Our locality fortunately has some greenery and hence many birds thrive. As my 'yarden' also has some greenery, they stop by. The birds somehow find their water sources and they soon found one here. I had placed the bird bath strategically close to my room window so that I could observe from a close range. The birds are extremely sensitive. They protect themselves by flying away at the slightest hint of danger. So when I had to photograph, I had to open the mesh window, but had to be very careful not to make even any slight movement or sound. I had to be absolutely still if I had to capture a picture from about 7-8 feet.
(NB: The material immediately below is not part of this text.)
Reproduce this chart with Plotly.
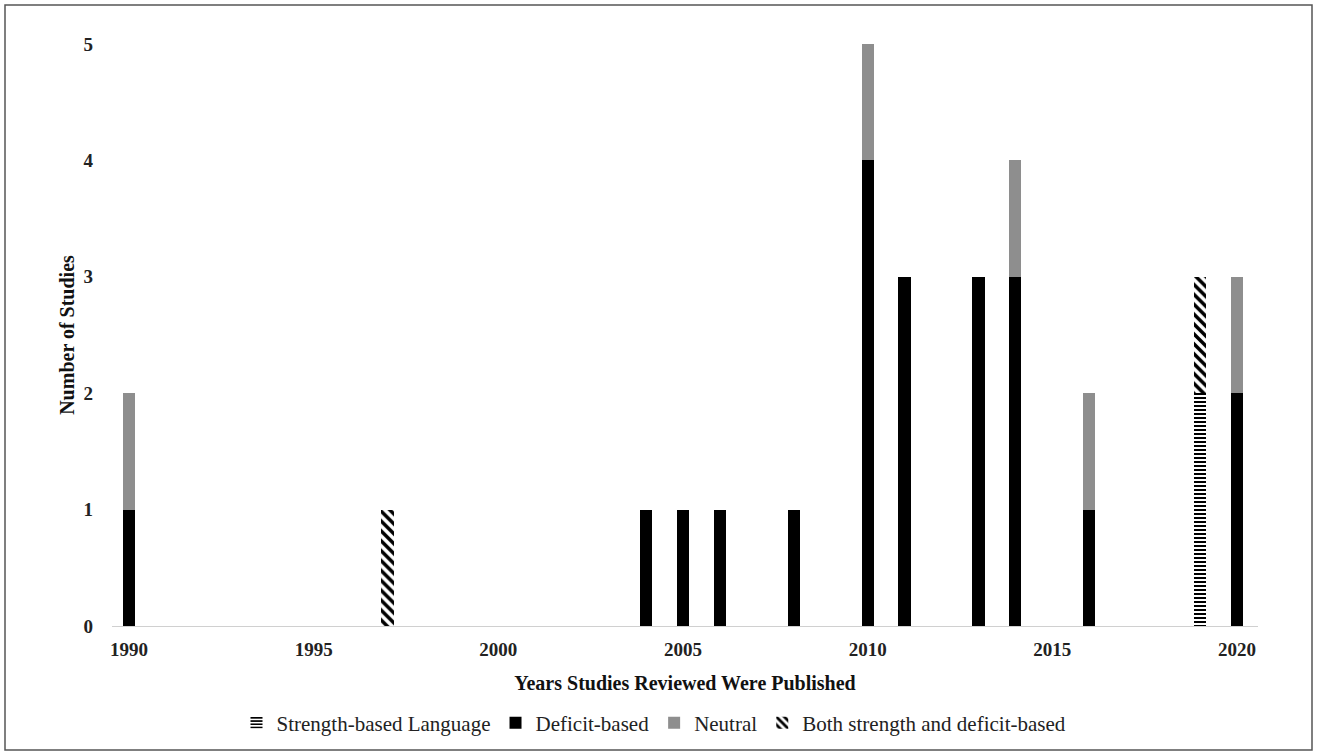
import plotly.graph_objects as go

years = [1990, 1997, 2004, 2005, 2006, 2008, 2010, 2011, 2013, 2014, 2016, 2019, 2020]
strength = [None, None, None, None, None, None, None, None, None, None, None, 2, None]
deficit = [1, None, 1, 1, 1, 1, 4, 3, 3, 3, 1, None, 2]
neutral = [1, None, None, None, None, None, 1, None, None, 1, 1, None, 1]
both = [None, 1, None, None, None, None, None, None, None, None, None, 1, None]

xticks = [1990, 1995, 2000, 2005, 2010, 2015, 2020]
yticks = [0, 1, 2, 3, 4, 5]

FONT = "Liberation Serif, Times New Roman, serif"
BW = 0.33

fig = go.Figure()
fig.add_trace(go.Bar(
    x=years, y=strength, name="Strength-based Language", width=BW,
    marker=dict(color="white", line=dict(width=0),
                pattern=dict(shape="-", fgcolor="black", bgcolor="white", fgopacity=1,
                             size=4, solidity=0.5)),
))
fig.add_trace(go.Bar(
    x=years, y=deficit, name="Deficit-based", width=BW,
    marker=dict(color="black", line=dict(width=0)),
))
fig.add_trace(go.Bar(
    x=years, y=neutral, name="Neutral", width=BW,
    marker=dict(color="#8e8e8e", line=dict(width=0)),
))
fig.add_trace(go.Bar(
    x=years, y=both, name="Both strength and deficit-based", width=BW,
    marker=dict(color="white", line=dict(width=0),
                pattern=dict(shape="\\", fgcolor="black", bgcolor="white", fgopacity=1,
                             size=7, solidity=0.5)),
))

L, R, T, B = 112, 59, 44, 129
W, H = 1317, 755
pw = W - L - R
ph = H - T - B

def px(x):
    return (x - L) / pw

def py(y):
    return (H - B - y) / ph

fig.update_layout(
    width=W, height=H,
    barmode="stack",
    margin=dict(l=L, r=R, t=T, b=B),
    plot_bgcolor="white", paper_bgcolor="white",
    font=dict(family=FONT, size=19, color="#222"),
    showlegend=True,
    legend=dict(orientation="h", x=px(654), xanchor="center", y=py(723), yanchor="middle",
                font=dict(family=FONT, size=21, color="#222"), traceorder="normal",
                itemwidth=30, bgcolor="rgba(0,0,0,0)"),
    xaxis=dict(range=[1989.54, 2020.57], tickvals=xticks, ticktext=[str(t) for t in xticks],
               showgrid=False, zeroline=False, showline=True, linecolor="#d0d0d0", linewidth=1,
               ticks="", ticklabelstandoff=6,
               tickfont=dict(family=FONT, size=19, color="#222", weight="bold"),
               title=dict(text="<b>Years Studies Reviewed Were Published</b>", standoff=17,
                          font=dict(family=FONT, size=20, color="#111"))),
    yaxis=dict(range=[0, 5], tickvals=yticks, showgrid=False, zeroline=False, showline=False,
               ticks="", ticklabelstandoff=18,
               tickfont=dict(family=FONT, size=19, color="#222", weight="bold"),
               title=dict(text="<b>Number of Studies</b>", standoff=3,
                          font=dict(family=FONT, size=20, color="#111"))),
    shapes=[dict(type="rect", xref="paper", yref="paper",
                 x0=px(5), x1=px(1312), y0=py(750), y1=py(5),
                 line=dict(color="#555", width=1.5), fillcolor="rgba(0,0,0,0)", layer="below")],
)

fig.write_html("out.html", config={"displayModeBar": False},
               post_script="document.body.style.margin='0px';document.body.style.overflow='hidden';")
The Great Tit is wondering about the low level of water! I had failed to fill it to the brim.
The Female Sunbird is a rare dipper. Only once I saw it dipping in water, at least when I was around.
I had observed that the Robin and Bulbul liked a little more water even when it was brim-full.
So I raised the brim as you can see here. Red whiskered Bulbul enjoying.
This is a male Koel, sipping some water.
Crow pheasant, Robin, Koel and Bulbul in the above collage of pictures.
My idea of making such a bird bath was working fine. It is such a joy to see the birds, visit, look around if they are secure, feel and play in water, perch on something near it and dry their wings before flying off. Some varieties drink but do not dip. Some only dip but do not drink. Anyhow, it is a great boon to them esp. on warm days. We will be doing our little bit if we provide some water source for these beautiful creatures that are so important to our ecology.